When someone approaches me about producing a book, we engage in a dance in which we determine whether we’re going to be able to work together successfully. Usually, this takes no more than a couple of emails or a single phone call. Sometimes—as in a recent case—it takes a little longer to get to the crux of the matter. But in replaying this recent exchange in my mind, I think I’ve hit upon a key factor that I hadn’t considered before.
There’s a certain pragmatic way of looking at the world based on the assumption that what I want to do is the right thing to do and that all I have to worry about is finding people to carry out my wishes. This is the top-down approach taken by many of the gurus of success. Don’t bother me with the details, ’cuz I’m a big picture thinker. Just tell me the bottom line and maybe three bullet points, and you take care of the little stuff. And be quick about it. I want it yesterday. The typical grumble from the subordinates of a manager with that attitude is: “There’s never time to do it right, but there’s always time to do it over.”
Frankly, that approach does work for a lot of people and in a lot of situations. However, publishing your first book that way takes deep pockets, because it inevitably leads to failure on the first go-around.
I’m a bottom-up sort of person, though. I like to understand the fundamental principles of a discipline and then build on those principles with practice until I develop a level of expertise that enables me to confidently market my services. Admittedly, this takes patience. And I’m a patient guy.

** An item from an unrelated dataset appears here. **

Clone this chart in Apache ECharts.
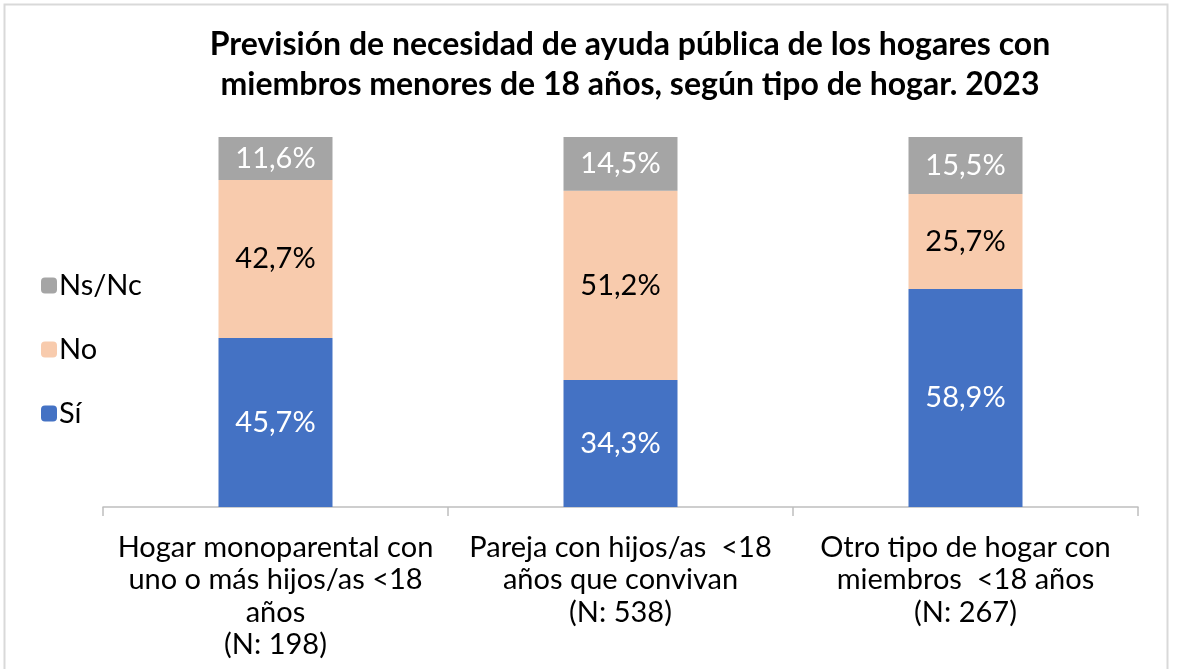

But I’m not a doormat. And when someone with a top-down mindset comes to me and tells me what I’m going to do for them and what they intend to pay me, then refuses to provide the basic information I need to do my job to the standards I’ve set for myself, I tend to get my back up. The customer may always be right, but not everyone is destined to be my customer. The ones who are destined to be my clients are people who share my bottom-up, craft-based view—authors who have developed their own expertise in the same way I’ve acquired mine and who are willing to learn about how publishing works so they can improve their chances of success the first time around.
Attitude matters.
1 comment:
Never really thought about quite so explicitly, Dick. But that's pretty much how my most successful work has gone. I’m reminded of how that does seem to be the “correct” way to work, having just finished a straight layout job that progressed in a decidedly not bottom-up approach.